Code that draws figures
Begin

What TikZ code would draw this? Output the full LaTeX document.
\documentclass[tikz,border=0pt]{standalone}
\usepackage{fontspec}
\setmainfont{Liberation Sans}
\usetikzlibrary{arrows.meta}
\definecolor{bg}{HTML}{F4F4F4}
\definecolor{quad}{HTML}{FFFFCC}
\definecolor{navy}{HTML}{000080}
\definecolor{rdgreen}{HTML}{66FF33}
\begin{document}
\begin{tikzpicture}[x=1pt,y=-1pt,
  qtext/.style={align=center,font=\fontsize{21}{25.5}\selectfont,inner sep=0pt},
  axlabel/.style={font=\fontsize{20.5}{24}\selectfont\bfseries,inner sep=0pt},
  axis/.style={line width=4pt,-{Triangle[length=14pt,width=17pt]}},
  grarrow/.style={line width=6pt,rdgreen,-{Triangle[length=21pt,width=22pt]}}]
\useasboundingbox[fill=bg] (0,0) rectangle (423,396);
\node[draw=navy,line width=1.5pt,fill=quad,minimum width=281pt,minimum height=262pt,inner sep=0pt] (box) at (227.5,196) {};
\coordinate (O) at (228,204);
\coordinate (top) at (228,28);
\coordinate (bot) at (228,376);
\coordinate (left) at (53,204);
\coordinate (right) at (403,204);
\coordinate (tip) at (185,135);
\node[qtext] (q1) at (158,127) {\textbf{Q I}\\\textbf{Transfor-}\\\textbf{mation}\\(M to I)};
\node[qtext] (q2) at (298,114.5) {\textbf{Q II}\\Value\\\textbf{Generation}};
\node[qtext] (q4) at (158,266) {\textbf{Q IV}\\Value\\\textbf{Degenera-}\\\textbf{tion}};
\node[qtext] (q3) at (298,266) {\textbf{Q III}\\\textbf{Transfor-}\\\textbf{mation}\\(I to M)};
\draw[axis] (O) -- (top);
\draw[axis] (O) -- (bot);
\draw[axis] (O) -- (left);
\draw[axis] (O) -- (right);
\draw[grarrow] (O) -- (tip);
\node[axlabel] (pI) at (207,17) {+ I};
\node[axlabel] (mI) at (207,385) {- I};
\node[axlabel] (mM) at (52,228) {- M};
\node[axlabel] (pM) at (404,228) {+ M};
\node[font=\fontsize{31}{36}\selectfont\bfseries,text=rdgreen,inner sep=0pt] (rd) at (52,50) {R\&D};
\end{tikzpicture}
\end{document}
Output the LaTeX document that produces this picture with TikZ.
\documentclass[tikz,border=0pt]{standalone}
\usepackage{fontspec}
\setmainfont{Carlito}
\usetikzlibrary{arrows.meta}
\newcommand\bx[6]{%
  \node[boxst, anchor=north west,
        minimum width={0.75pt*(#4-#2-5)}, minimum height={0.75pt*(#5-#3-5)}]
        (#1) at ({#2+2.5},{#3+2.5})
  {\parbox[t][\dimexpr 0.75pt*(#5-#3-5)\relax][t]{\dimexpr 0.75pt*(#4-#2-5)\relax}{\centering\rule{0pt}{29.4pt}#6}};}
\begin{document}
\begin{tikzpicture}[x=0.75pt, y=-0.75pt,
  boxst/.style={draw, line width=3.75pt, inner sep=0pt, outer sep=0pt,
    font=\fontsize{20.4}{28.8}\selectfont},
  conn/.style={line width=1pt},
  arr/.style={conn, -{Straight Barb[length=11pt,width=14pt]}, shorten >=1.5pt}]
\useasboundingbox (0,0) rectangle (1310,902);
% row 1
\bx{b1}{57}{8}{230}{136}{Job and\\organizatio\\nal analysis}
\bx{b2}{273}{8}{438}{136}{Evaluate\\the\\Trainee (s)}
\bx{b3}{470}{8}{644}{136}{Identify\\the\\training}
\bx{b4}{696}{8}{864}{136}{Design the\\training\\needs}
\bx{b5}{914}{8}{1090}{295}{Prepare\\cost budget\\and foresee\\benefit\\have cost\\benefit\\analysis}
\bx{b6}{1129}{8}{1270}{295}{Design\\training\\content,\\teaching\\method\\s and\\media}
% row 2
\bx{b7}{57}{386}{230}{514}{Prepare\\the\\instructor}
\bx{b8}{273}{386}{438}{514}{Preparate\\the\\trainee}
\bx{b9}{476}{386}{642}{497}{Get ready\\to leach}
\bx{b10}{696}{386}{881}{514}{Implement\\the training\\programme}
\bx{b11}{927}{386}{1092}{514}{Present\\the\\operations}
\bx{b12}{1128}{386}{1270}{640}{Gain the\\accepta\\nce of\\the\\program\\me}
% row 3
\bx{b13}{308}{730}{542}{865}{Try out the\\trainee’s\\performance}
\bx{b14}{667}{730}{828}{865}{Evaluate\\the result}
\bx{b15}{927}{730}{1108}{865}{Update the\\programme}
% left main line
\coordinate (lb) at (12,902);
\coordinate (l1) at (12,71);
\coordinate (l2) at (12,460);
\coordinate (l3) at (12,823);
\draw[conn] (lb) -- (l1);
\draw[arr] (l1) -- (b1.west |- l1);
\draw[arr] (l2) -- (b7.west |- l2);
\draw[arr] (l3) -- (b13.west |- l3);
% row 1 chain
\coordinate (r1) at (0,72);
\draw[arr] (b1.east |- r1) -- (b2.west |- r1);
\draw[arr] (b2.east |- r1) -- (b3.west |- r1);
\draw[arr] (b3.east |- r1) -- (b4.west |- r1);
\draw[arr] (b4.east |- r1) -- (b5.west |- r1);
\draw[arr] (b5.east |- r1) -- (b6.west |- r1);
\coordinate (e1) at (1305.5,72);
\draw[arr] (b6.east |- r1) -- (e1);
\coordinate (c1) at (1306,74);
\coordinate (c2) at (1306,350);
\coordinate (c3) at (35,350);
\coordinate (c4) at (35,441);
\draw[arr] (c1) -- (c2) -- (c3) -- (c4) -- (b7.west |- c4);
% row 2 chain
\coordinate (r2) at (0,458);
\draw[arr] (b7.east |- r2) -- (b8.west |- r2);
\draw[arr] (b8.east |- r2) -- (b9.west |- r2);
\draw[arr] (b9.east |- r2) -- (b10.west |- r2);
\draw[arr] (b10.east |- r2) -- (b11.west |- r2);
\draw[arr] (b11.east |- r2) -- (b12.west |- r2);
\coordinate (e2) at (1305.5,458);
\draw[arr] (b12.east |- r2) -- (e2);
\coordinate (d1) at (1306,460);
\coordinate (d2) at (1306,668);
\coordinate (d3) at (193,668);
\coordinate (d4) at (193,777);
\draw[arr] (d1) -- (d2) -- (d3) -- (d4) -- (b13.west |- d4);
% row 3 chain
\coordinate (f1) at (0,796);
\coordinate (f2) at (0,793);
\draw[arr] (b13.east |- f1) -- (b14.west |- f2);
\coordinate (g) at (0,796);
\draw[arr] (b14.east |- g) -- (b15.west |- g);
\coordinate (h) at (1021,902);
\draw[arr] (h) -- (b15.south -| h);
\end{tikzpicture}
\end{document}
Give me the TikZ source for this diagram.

End

**Set task:** All entries shown above should be printed again exactly.

**Output for this exercise:**
What TikZ code would draw this? Output the full LaTeX document.
\documentclass[tikz,border=0pt]{standalone}
\usepackage{fontspec}
\setmainfont{Liberation Sans}
\usetikzlibrary{arrows.meta}
\definecolor{bg}{HTML}{F4F4F4}
\definecolor{quad}{HTML}{FFFFCC}
\definecolor{navy}{HTML}{000080}
\definecolor{rdgreen}{HTML}{66FF33}
\begin{document}
\begin{tikzpicture}[x=1pt,y=-1pt,
  qtext/.style={align=center,font=\fontsize{21}{25.5}\selectfont,inner sep=0pt},
  axlabel/.style={font=\fontsize{20.5}{24}\selectfont\bfseries,inner sep=0pt},
  axis/.style={line width=4pt,-{Triangle[length=14pt,width=17pt]}},
  grarrow/.style={line width=6pt,rdgreen,-{Triangle[length=21pt,width=22pt]}}]
\useasboundingbox[fill=bg] (0,0) rectangle (423,396);
\node[draw=navy,line width=1.5pt,fill=quad,minimum width=281pt,minimum height=262pt,inner sep=0pt] (box) at (227.5,196) {};
\coordinate (O) at (228,204);
\coordinate (top) at (228,28);
\coordinate (bot) at (228,376);
\coordinate (left) at (53,204);
\coordinate (right) at (403,204);
\coordinate (tip) at (185,135);
\node[qtext] (q1) at (158,127) {\textbf{Q I}\\\textbf{Transfor-}\\\textbf{mation}\\(M to I)};
\node[qtext] (q2) at (298,114.5) {\textbf{Q II}\\Value\\\textbf{Generation}};
\node[qtext] (q4) at (158,266) {\textbf{Q IV}\\Value\\\textbf{Degenera-}\\\textbf{tion}};
\node[qtext] (q3) at (298,266) {\textbf{Q III}\\\textbf{Transfor-}\\\textbf{mation}\\(I to M)};
\draw[axis] (O) -- (top);
\draw[axis] (O) -- (bot);
\draw[axis] (O) -- (left);
\draw[axis] (O) -- (right);
\draw[grarrow] (O) -- (tip);
\node[axlabel] (pI) at (207,17) {+ I};
\node[axlabel] (mI) at (207,385) {- I};
\node[axlabel] (mM) at (52,228) {- M};
\node[axlabel] (pM) at (404,228) {+ M};
\node[font=\fontsize{31}{36}\selectfont\bfseries,text=rdgreen,inner sep=0pt] (rd) at (52,50) {R\&D};
\end{tikzpicture}
\end{document}
Output the LaTeX document that produces this picture with TikZ.
\documentclass[tikz,border=0pt]{standalone}
\usepackage{fontspec}
\setmainfont{Carlito}
\usetikzlibrary{arrows.meta}
\newcommand\bx[6]{%
  \node[boxst, anchor=north west,
        minimum width={0.75pt*(#4-#2-5)}, minimum height={0.75pt*(#5-#3-5)}]
        (#1) at ({#2+2.5},{#3+2.5})
  {\parbox[t][\dimexpr 0.75pt*(#5-#3-5)\relax][t]{\dimexpr 0.75pt*(#4-#2-5)\relax}{\centering\rule{0pt}{29.4pt}#6}};}
\begin{document}
\begin{tikzpicture}[x=0.75pt, y=-0.75pt,
  boxst/.style={draw, line width=3.75pt, inner sep=0pt, outer sep=0pt,
    font=\fontsize{20.4}{28.8}\selectfont},
  conn/.style={line width=1pt},
  arr/.style={conn, -{Straight Barb[length=11pt,width=14pt]}, shorten >=1.5pt}]
\useasboundingbox (0,0) rectangle (1310,902);
% row 1
\bx{b1}{57}{8}{230}{136}{Job and\\organizatio\\nal analysis}
\bx{b2}{273}{8}{438}{136}{Evaluate\\the\\Trainee (s)}
\bx{b3}{470}{8}{644}{136}{Identify\\the\\training}
\bx{b4}{696}{8}{864}{136}{Design the\\training\\needs}
\bx{b5}{914}{8}{1090}{295}{Prepare\\cost budget\\and foresee\\benefit\\have cost\\benefit\\analysis}
\bx{b6}{1129}{8}{1270}{295}{Design\\training\\content,\\teaching\\method\\s and\\media}
% row 2
\bx{b7}{57}{386}{230}{514}{Prepare\\the\\instructor}
\bx{b8}{273}{386}{438}{514}{Preparate\\the\\trainee}
\bx{b9}{476}{386}{642}{497}{Get ready\\to leach}
\bx{b10}{696}{386}{881}{514}{Implement\\the training\\programme}
\bx{b11}{927}{386}{1092}{514}{Present\\the\\operations}
\bx{b12}{1128}{386}{1270}{640}{Gain the\\accepta\\nce of\\the\\program\\me}
% row 3
\bx{b13}{308}{730}{542}{865}{Try out the\\trainee’s\\performance}
\bx{b14}{667}{730}{828}{865}{Evaluate\\the result}
\bx{b15}{927}{730}{1108}{865}{Update the\\programme}
% left main line
\coordinate (lb) at (12,902);
\coordinate (l1) at (12,71);
\coordinate (l2) at (12,460);
\coordinate (l3) at (12,823);
\draw[conn] (lb) -- (l1);
\draw[arr] (l1) -- (b1.west |- l1);
\draw[arr] (l2) -- (b7.west |- l2);
\draw[arr] (l3) -- (b13.west |- l3);
% row 1 chain
\coordinate (r1) at (0,72);
\draw[arr] (b1.east |- r1) -- (b2.west |- r1);
\draw[arr] (b2.east |- r1) -- (b3.west |- r1);
\draw[arr] (b3.east |- r1) -- (b4.west |- r1);
\draw[arr] (b4.east |- r1) -- (b5.west |- r1);
\draw[arr] (b5.east |- r1) -- (b6.west |- r1);
\coordinate (e1) at (1305.5,72);
\draw[arr] (b6.east |- r1) -- (e1);
\coordinate (c1) at (1306,74);
\coordinate (c2) at (1306,350);
\coordinate (c3) at (35,350);
\coordinate (c4) at (35,441);
\draw[arr] (c1) -- (c2) -- (c3) -- (c4) -- (b7.west |- c4);
% row 2 chain
\coordinate (r2) at (0,458);
\draw[arr] (b7.east |- r2) -- (b8.west |- r2);
\draw[arr] (b8.east |- r2) -- (b9.west |- r2);
\draw[arr] (b9.east |- r2) -- (b10.west |- r2);
\draw[arr] (b10.east |- r2) -- (b11.west |- r2);
\draw[arr] (b11.east |- r2) -- (b12.west |- r2);
\coordinate (e2) at (1305.5,458);
\draw[arr] (b12.east |- r2) -- (e2);
\coordinate (d1) at (1306,460);
\coordinate (d2) at (1306,668);
\coordinate (d3) at (193,668);
\coordinate (d4) at (193,777);
\draw[arr] (d1) -- (d2) -- (d3) -- (d4) -- (b13.west |- d4);
% row 3 chain
\coordinate (f1) at (0,796);
\coordinate (f2) at (0,793);
\draw[arr] (b13.east |- f1) -- (b14.west |- f2);
\coordinate (g) at (0,796);
\draw[arr] (b14.east |- g) -- (b15.west |- g);
\coordinate (h) at (1021,902);
\draw[arr] (h) -- (b15.south -| h);
\end{tikzpicture}
\end{document}
Give me the TikZ source for this diagram.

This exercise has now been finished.